Sabe-se que o Direito é uno e não contém contradições. Só que é importante reforçar, ainda, que, a legislação especial afasta a lei geral, por força do princípio da especificidade. Mais ainda: sendo a última atualização da Lei de Alienação Parental de 18 de maio de 2022 e a Lei Henry Borel datada em 24 de maio de 2022, houve revogação tácita da legislação de alienação parental nos casos em que esteja envolvida a prática de violência doméstica e familiar contra a criança e o adolescente, ou mesmo nas hipóteses em que ela seja testemunha de violência doméstica - uma vítima indireta, como, possivelmente, aconteceu com Ana Hickmann e o filho, semanas atrás.

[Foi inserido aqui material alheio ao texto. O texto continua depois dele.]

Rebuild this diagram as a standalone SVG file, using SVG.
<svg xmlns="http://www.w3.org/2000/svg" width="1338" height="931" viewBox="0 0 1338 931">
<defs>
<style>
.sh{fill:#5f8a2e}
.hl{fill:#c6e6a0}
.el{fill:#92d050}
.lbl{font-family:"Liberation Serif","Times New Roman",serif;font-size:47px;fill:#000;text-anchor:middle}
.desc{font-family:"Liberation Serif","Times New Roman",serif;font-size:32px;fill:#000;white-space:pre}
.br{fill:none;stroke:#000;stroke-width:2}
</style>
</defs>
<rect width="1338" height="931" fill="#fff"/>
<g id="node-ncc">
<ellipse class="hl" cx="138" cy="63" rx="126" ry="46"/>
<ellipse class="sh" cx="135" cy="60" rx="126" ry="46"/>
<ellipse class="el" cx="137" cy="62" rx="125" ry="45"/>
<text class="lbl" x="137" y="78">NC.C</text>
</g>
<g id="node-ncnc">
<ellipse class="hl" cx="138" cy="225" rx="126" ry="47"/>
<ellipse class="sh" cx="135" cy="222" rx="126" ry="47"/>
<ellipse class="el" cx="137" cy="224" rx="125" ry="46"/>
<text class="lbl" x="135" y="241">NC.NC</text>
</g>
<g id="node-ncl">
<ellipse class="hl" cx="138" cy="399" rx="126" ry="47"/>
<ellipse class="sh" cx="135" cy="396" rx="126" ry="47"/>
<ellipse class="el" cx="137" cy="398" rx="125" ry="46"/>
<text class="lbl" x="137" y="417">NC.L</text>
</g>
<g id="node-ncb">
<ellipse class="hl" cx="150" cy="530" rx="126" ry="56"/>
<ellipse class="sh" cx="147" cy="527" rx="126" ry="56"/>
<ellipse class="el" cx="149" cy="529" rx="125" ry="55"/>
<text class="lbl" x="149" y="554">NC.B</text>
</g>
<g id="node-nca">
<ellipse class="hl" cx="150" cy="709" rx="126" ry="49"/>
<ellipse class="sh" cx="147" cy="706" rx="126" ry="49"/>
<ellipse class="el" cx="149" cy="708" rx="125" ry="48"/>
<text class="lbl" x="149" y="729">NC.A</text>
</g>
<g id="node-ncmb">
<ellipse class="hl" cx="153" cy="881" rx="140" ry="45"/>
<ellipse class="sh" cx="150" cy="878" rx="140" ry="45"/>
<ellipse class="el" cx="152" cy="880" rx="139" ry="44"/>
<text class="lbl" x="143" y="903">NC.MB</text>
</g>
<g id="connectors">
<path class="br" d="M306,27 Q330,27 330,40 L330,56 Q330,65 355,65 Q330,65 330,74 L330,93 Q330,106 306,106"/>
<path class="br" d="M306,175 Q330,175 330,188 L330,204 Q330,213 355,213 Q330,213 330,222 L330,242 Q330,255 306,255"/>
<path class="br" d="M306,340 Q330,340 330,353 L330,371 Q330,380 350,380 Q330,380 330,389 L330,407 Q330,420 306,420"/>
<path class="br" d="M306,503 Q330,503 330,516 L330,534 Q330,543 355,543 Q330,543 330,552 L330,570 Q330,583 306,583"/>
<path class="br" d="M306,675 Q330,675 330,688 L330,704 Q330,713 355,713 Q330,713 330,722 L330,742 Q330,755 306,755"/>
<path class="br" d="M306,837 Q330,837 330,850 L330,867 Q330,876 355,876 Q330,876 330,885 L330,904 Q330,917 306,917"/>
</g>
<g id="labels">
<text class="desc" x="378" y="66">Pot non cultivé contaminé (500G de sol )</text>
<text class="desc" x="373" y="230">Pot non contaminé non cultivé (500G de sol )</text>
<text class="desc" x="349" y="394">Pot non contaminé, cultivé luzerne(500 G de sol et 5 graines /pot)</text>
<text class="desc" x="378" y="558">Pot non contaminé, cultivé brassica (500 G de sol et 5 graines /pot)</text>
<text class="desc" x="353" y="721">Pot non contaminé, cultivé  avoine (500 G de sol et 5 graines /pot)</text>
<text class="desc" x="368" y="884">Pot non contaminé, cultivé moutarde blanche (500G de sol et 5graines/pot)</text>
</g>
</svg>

Em síntese, a revogada Lei de Alienação Parental não poderia ser aplicada, em tese, hoje, aos fatos noticiados pela apresentadora, e, ainda que assim não o fosse, a legislação em vigor no Brasil não prevê a pena de prisão. Logo, ao que parece, dizer o contrário significa desinformação e está totalmente divorciado do que o ordenamento jurídico garante a quem é submetida à violência doméstica no País. Mesmo não sendo perfeita e necessitando de ajustes, a lei brasileira ainda é o instrumento mais eficaz no combate às agressões cometidas contra o público feminino.

*Celeste Leite dos Santos é doutora em Direito Civil, mestre em Direito Penal, promotora de Justiça em último grau no Ministério Público (MP) de São Paulo, presidente do Instituto Pró-Vitima, e idealizadora da lei federal de importunação sexual.